The company returned $1.3 billion in dividends and $0.8 billion in share buybacks to shareholders in the most recent quarter. As of the end of June, IBM has $3.9 billion remaining in its current share repurchase authorization.
General Motors Company (NYSE:GM) is the highest-yielding holding in Buffett’s Berkshire Hathaway portfolio. With a quarterly dividend rate of $0.38, General Motors has an annual dividend yield of 4.8%.
While the downfall of the U.S. automotive sector was not that long ago, today’s GM is a very different company. In the second quarter of 2016, GM’s revenue grew 11% year-over-year, reaching a record $42.4 billion. Net income came in at $2.9 billion, a whopping 157% increase from the second quarter of 2015. (Source: “GM Reports Second Quarter Net Income of $2.9 Billion, Up 157 Percent,” General Motors Company, July 21, 2016.)
Vehicle sales picked up as well. General Motors sold 236,235 vehicles to retail customers in July, a five percent increase year-over-year. GM’s brands—Chevrolet, GMC, Buick, and Cadillac—collectively had their best July retail sales performance since 2007. At the same time, GM’s retail market share rose one percentage point to 17.9%, its highest level since December 2011. (Source: “GM’s Gains One Percentage Point of Retail Share in July, Driving Share to Highest Level Since December 2011,” General Motors Company, August 2, 2016.)

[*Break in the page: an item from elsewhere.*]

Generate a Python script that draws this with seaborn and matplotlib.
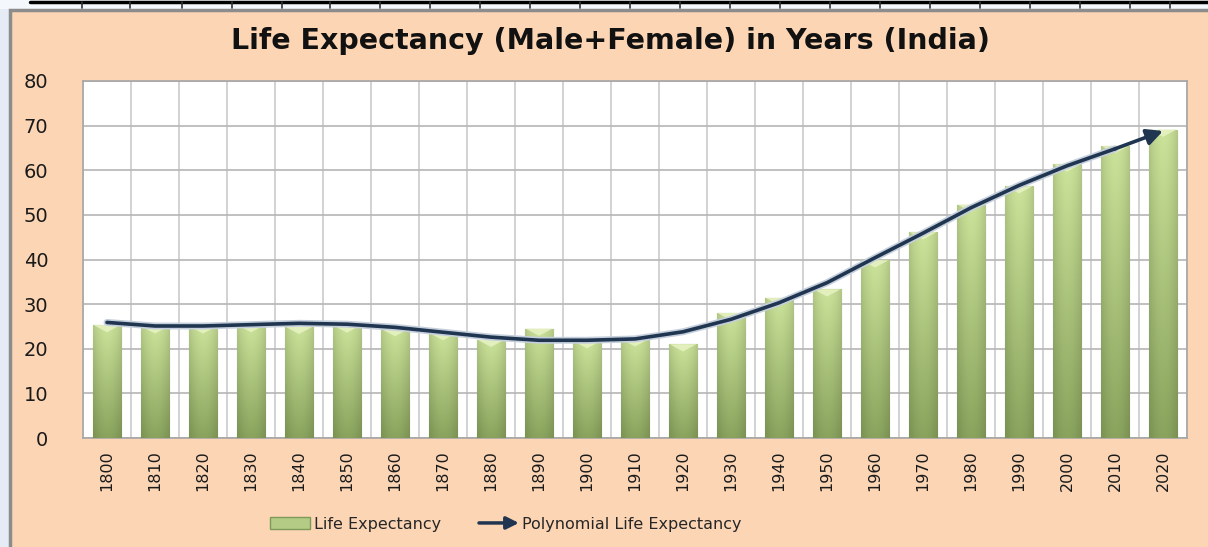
import matplotlib
matplotlib.use("Agg")
import matplotlib.pyplot as plt
import matplotlib.patheffects as pe
from matplotlib.patches import Rectangle, Polygon, FancyArrowPatch
from matplotlib.legend_handler import HandlerBase
from matplotlib.lines import Line2D
import seaborn as sns
import pandas as pd
import numpy as np

# ---- data ----
years = ['1800', '1810', '1820', '1830', '1840', '1850', '1860', '1870', '1880',
         '1890', '1900', '1910', '1920', '1930', '1940', '1950', '1960', '1970',
         '1980', '1990', '2000', '2010', '2020']
life_exp = [25.3, 25.0, 25.0, 25.3, 24.9, 25.2, 24.4, 23.5, 22.0,
            24.5, 21.7, 22.1, 21.0, 28.0, 31.4, 33.3, 39.8, 46.1,
            52.3, 56.4, 61.3, 65.4, 69.1]
# polynomial trend line, read at each decade
trend = [25.9, 25.1, 25.1, 25.4, 25.7, 25.5, 24.8, 23.7, 22.6,
         21.9, 21.9, 22.2, 23.8, 26.6, 30.3, 34.8, 40.4, 45.9,
         51.6, 56.6, 61.0, 64.8, 68.8]

title = "Life Expectancy (Male+Female) in Years (India)"
bar_label = "Life Expectancy"
trend_label = "Polynomial Life Expectancy"

df = pd.DataFrame({'Year': years, 'Life Expectancy': life_exp})

PEACH = '#FCD5B5'
NAVY = '#1F3550'

sns.set_theme(style="white")
plt.rcParams['font.family'] = ['DejaVu Sans']

fig = plt.figure(figsize=(12.08, 5.47), dpi=100)
fig.patch.set_facecolor('#E6ECF6')

# spreadsheet strip on top and chart frame
fig.add_artist(Rectangle((0, 1 - 9 / 547), 1, 9 / 547, transform=fig.transFigure,
                         facecolor='#F4F7FB', edgecolor='none', zorder=0))
fig.add_artist(Line2D([30 / 1208, 1], [1 - 2 / 547] * 2, transform=fig.transFigure,
                      color='black', lw=2.5))
for xs in [82, 130, 182, 232, 282, 330, 380, 430, 480, 530, 580, 630, 680,
           730, 780, 830, 880, 930, 980, 1030, 1080, 1130, 1170]:
    fig.add_artist(Line2D([xs / 1208] * 2, [1 - 2 / 547, 1 - 8 / 547],
                          transform=fig.transFigure, color='#333333', lw=1.2))
fig.add_artist(Rectangle((10 / 1208, -0.01), 1.0, 1 - 10 / 547 + 0.01,
                         transform=fig.transFigure, facecolor=PEACH,
                         edgecolor='#8C8C8C', lw=2.5, zorder=0))

ax = fig.add_axes([83 / 1208, 1 - 438 / 547, 1104 / 1208, 357 / 547])
ax.set_facecolor('white')

sns.barplot(data=df, x='Year', y='Life Expectancy', color='#A9C37E',
            width=0.59, edgecolor='#7F9A58', linewidth=0.8, ax=ax, zorder=3)

# gradient fill for the bars
rows, cols = 60, 40
t = np.linspace(0, 1, rows)[:, None, None]
u = np.linspace(0, 1, cols)[None, :, None]
top_c = np.array([0.78, 0.87, 0.59])
bot_c = np.array([0.53, 0.63, 0.36])
shade = 0.80 + 0.22 * np.sin(np.pi * (0.15 + 0.7 * u))
grad = np.clip((top_c * (1 - t) + bot_c * t) * shade, 0, 1)

for p in list(ax.patches):
    x0, w, h = p.get_x(), p.get_width(), p.get_height()
    im = ax.imshow(grad, extent=[x0, x0 + w, 0, h], origin='upper',
                   aspect='auto', zorder=3.5, interpolation='bilinear')
    im.set_clip_path(p)
    ax.add_patch(Polygon([[x0 + 0.03 * w, h], [x0 + 0.97 * w, h], [x0 + w / 2, h - 1.6]],
                         closed=True, facecolor='#E6F2C2', edgecolor='none',
                         alpha=0.9, zorder=3.6))

# trend line with arrow head
pos = np.arange(len(years))
glow = [pe.Stroke(linewidth=5, foreground='#C5CFDC'), pe.Normal()]
sns.lineplot(x=pos[:-1], y=trend[:-1], color=NAVY, lw=2.6, ax=ax, zorder=5,
             path_effects=glow)
ax.annotate('', xy=(pos[-1], trend[-1]), xytext=(pos[-2], trend[-2]),
            arrowprops=dict(arrowstyle='-|>', color=NAVY, lw=2.6,
                            mutation_scale=24, shrinkA=0, shrinkB=0),
            zorder=5)

ax.set_xlim(-0.5, len(years) - 0.5)
ax.set_ylim(0, 80)
ax.set_yticks(range(0, 81, 10))
ax.set_xticks(np.arange(-0.5, len(years), 0.5), minor=True)
ax.grid(False)
ax.grid(axis='y', which='major', color='#B5B5B5', lw=1.2, zorder=0)
ax.grid(axis='x', which='minor', color='#CBCBCB', lw=1.2, zorder=0)
ax.set_axisbelow(True)
for s in ax.spines.values():
    s.set_color('#A6A6A6')
    s.set_linewidth(1.2)
ax.tick_params(axis='both', which='both', length=0)
ax.tick_params(axis='y', labelsize=14, pad=25, colors='#1A1A1A')
ax.tick_params(axis='x', labelsize=11.5, pad=9, colors='#1A1A1A', labelrotation=90)
ax.set_xlabel('')
ax.set_ylabel('')

fig.text(0.505, 1 - 41 / 547, title, ha='center', va='center',
         fontsize=20.5, fontweight='bold', color='#111111')


class ArrowHandler(HandlerBase):
    def create_artists(self, legend, orig_handle, xdescent, ydescent,
                       width, height, fontsize, trans):
        arr = FancyArrowPatch((-xdescent, height / 2 - ydescent),
                              (width - xdescent, height / 2 - ydescent),
                              arrowstyle='-|>', mutation_scale=fontsize * 1.6,
                              lw=2.5, color=NAVY, transform=trans,
                              shrinkA=0, shrinkB=0)
        return [arr]


bar_handle = Rectangle((0, 0), 1, 1, facecolor='#B3CB85', edgecolor='#7F9A58')
arrow_handle = Line2D([], [], color=NAVY)
fig.legend([bar_handle, arrow_handle], [bar_label, trend_label],
           handler_map={arrow_handle: ArrowHandler()},
           loc='center', bbox_to_anchor=(506 / 1208, 1 - 524 / 547), ncol=2,
           frameon=False, fontsize=11.5, handlelength=2.5, handleheight=0.8,
           handletextpad=0.2, columnspacing=2.4)

fig.savefig('out.png', dpi=100, facecolor=fig.get_facecolor())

General Motors stock also has quite low valuations. At $31.67 a share, GM stock is trading at just over four times its earnings.
With a booming business, attractive dividends, and a great price, it shouldn’t be a surprise that GM stock has a spot in Buffett’s investment portfolio. By the end of the second quarter, Berkshire owned 50 million shares of GM stock, with a value of $1.4 billion.